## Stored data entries
::::::

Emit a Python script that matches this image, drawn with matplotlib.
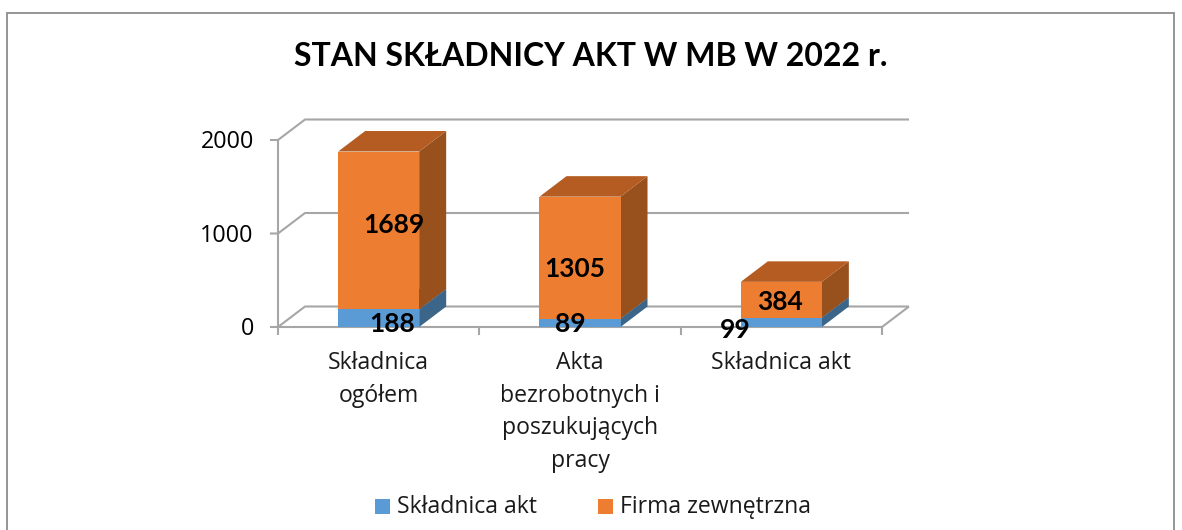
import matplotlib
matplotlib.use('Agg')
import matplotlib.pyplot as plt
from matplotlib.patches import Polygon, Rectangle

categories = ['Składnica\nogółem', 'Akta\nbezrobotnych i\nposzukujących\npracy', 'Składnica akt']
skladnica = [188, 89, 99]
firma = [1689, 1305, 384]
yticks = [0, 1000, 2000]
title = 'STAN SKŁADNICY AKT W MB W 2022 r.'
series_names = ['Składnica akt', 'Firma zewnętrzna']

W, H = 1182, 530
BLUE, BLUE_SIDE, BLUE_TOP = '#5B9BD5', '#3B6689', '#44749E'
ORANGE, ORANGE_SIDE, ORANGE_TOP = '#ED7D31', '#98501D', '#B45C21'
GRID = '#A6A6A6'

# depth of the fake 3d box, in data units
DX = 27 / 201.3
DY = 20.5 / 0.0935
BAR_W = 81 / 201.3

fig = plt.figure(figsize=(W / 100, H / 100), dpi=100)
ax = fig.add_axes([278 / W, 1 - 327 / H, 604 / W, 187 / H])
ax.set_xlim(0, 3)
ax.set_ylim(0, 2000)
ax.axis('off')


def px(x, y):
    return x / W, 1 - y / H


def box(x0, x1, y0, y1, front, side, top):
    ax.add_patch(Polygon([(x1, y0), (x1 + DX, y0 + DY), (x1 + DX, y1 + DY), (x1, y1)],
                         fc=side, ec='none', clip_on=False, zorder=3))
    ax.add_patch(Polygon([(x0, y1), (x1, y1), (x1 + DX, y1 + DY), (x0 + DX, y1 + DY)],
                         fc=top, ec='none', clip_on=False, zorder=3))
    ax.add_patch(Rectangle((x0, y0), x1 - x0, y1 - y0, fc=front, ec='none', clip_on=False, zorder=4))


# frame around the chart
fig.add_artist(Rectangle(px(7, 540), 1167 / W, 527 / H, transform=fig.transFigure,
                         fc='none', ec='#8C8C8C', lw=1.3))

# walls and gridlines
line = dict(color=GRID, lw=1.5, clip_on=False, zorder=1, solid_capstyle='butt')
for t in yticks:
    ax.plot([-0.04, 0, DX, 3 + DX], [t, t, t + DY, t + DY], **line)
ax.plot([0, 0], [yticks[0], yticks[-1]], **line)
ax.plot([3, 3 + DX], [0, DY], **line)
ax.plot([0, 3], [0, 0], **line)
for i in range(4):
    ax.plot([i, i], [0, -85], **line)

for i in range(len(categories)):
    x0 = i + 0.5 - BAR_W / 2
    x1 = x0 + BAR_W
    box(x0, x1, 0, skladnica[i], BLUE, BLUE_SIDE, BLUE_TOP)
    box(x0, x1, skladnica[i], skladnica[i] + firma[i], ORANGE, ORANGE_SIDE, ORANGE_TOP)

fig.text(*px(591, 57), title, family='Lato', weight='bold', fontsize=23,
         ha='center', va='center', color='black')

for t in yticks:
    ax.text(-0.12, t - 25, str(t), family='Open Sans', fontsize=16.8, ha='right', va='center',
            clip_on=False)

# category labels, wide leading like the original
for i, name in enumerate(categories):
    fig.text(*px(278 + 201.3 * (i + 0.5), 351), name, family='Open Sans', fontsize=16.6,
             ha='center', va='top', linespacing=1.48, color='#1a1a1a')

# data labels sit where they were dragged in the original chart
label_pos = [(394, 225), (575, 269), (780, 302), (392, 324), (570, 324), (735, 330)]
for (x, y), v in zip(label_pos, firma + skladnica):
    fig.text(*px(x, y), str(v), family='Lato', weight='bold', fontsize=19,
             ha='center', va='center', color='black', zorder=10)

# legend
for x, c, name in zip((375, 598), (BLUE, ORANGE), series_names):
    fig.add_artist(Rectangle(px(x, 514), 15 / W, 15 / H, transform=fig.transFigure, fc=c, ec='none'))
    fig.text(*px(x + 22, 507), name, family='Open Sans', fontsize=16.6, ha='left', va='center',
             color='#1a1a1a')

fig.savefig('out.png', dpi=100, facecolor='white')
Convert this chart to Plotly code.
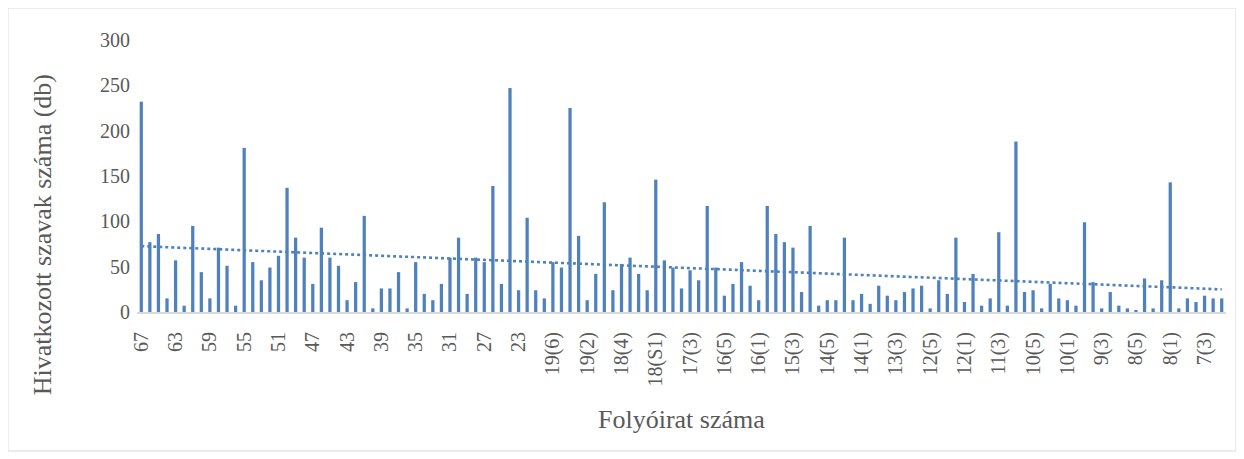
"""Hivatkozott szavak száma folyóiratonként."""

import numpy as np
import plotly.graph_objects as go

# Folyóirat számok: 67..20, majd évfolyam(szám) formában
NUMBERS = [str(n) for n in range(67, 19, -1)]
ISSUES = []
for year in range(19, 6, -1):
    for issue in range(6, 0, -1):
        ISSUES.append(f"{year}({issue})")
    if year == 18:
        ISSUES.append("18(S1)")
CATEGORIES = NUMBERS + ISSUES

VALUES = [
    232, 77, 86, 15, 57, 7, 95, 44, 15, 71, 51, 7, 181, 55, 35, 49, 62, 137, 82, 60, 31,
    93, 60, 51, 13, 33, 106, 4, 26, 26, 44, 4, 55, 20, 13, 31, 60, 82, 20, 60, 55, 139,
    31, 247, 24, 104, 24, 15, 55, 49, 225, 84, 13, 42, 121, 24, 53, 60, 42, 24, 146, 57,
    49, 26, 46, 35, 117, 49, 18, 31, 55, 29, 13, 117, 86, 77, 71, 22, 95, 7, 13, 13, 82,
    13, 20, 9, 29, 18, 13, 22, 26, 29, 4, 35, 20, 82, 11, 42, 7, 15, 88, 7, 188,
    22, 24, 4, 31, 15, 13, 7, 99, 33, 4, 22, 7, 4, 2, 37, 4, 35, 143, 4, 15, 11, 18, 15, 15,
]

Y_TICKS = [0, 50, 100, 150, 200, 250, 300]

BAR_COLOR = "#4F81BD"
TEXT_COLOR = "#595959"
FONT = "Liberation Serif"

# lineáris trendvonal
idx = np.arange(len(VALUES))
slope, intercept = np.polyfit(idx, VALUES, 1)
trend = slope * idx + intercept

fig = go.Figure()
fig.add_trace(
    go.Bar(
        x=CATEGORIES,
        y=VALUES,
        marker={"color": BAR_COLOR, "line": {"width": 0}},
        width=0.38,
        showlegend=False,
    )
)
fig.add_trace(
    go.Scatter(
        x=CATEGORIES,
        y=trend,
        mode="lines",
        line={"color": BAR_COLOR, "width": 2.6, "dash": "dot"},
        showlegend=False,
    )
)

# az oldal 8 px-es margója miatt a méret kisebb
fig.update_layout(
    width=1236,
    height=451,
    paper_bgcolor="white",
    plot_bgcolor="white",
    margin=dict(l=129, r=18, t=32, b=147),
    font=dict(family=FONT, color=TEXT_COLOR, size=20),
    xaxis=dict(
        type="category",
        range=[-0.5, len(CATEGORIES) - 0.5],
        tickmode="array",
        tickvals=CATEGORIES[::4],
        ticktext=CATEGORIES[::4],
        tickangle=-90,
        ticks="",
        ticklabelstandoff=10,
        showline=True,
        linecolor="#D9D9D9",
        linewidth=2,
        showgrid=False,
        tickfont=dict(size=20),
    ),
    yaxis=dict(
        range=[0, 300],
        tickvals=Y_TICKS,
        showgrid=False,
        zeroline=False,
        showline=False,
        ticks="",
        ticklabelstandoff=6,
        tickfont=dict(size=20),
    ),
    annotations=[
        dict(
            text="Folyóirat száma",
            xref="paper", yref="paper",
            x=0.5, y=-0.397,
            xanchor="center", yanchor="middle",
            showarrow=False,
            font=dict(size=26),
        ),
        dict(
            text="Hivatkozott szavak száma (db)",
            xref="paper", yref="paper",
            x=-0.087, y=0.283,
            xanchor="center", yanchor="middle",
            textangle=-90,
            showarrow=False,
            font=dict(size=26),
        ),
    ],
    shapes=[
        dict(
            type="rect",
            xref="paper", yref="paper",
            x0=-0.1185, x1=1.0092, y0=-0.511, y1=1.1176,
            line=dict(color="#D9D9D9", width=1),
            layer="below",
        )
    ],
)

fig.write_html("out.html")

::::::

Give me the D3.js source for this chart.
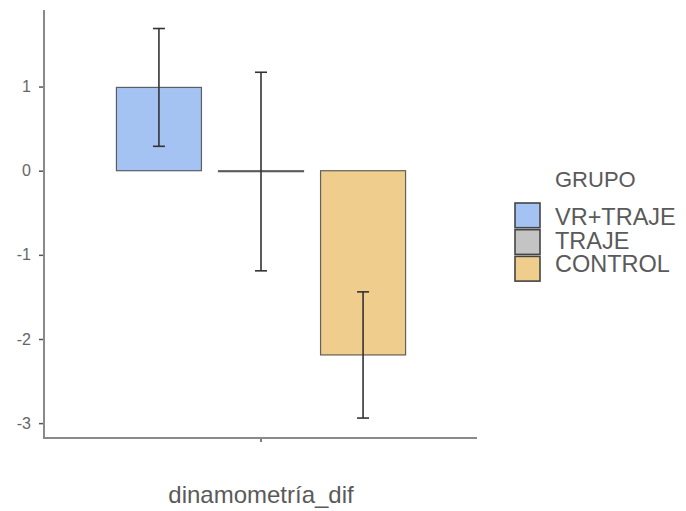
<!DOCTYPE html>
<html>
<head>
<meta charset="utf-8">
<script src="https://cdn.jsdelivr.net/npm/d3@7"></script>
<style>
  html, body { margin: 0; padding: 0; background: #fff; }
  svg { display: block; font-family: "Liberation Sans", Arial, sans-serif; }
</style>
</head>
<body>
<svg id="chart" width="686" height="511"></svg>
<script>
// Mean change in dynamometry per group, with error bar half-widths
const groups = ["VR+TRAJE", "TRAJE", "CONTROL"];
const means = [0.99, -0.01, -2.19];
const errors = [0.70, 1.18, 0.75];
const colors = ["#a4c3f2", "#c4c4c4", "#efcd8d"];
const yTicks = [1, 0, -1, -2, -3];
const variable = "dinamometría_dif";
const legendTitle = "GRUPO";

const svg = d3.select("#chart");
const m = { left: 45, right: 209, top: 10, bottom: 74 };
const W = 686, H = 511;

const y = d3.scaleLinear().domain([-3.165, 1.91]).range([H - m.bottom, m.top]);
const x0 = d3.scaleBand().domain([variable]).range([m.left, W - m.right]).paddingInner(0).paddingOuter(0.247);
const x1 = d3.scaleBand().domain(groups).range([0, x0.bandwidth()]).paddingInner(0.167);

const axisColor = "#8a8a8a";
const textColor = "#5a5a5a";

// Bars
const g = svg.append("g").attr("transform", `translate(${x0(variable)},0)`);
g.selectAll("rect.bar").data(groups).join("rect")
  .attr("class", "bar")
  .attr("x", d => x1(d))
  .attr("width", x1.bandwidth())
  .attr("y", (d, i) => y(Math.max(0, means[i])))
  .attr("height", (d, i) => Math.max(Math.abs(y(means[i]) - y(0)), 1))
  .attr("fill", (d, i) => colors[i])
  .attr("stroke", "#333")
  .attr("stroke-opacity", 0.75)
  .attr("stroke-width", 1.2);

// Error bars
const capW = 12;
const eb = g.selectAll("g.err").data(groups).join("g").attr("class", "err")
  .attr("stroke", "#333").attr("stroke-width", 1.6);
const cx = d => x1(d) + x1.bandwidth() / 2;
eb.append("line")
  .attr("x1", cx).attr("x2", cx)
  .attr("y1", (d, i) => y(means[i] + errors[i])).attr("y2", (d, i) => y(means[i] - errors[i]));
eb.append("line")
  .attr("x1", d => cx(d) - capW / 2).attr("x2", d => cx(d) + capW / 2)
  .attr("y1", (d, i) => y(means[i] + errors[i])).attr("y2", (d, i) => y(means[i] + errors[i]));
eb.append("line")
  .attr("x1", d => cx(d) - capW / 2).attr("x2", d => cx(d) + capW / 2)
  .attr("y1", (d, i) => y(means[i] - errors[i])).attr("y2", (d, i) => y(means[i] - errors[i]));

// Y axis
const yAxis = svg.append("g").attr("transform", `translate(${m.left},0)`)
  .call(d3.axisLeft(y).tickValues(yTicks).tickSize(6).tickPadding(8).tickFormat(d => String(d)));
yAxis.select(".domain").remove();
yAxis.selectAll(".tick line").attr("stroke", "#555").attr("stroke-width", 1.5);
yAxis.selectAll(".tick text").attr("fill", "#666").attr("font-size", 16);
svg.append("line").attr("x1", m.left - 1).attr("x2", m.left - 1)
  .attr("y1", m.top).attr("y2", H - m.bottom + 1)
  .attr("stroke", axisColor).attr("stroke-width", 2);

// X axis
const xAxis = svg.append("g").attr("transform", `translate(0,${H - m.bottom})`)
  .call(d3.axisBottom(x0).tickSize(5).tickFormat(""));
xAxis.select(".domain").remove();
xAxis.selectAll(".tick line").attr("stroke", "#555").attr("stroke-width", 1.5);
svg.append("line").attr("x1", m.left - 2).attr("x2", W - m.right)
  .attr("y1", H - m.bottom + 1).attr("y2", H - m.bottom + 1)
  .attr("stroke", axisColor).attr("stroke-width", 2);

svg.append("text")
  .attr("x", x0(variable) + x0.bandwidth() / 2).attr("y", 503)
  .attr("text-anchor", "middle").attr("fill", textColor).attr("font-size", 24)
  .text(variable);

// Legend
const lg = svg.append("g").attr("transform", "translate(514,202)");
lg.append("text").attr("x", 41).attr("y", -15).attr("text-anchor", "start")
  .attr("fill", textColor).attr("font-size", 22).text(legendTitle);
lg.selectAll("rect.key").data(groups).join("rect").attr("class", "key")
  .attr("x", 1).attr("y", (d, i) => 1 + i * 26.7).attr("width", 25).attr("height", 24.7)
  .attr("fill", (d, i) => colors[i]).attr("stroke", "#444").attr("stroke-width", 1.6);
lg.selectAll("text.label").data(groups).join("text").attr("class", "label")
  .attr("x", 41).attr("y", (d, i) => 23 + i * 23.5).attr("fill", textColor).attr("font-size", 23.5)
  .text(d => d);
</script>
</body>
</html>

::::::

Without the pictures, write out exactly the lines from the one that has "Emit a Python" down to the one that has "GRID = '#A6A6A6'", both included.

Emit a Python script that matches this image, drawn with matplotlib.
import matplotlib
matplotlib.use('Agg')
import matplotlib.pyplot as plt
from matplotlib.patches import Polygon, Rectangle

categories = ['Składnica\nogółem', 'Akta\nbezrobotnych i\nposzukujących\npracy', 'Składnica akt']
skladnica = [188, 89, 99]
firma = [1689, 1305, 384]
yticks = [0, 1000, 2000]
title = 'STAN SKŁADNICY AKT W MB W 2022 r.'
series_names = ['Składnica akt', 'Firma zewnętrzna']

W, H = 1182, 530
BLUE, BLUE_SIDE, BLUE_TOP = '#5B9BD5', '#3B6689', '#44749E'
ORANGE, ORANGE_SIDE, ORANGE_TOP = '#ED7D31', '#98501D', '#B45C21'
GRID = '#A6A6A6'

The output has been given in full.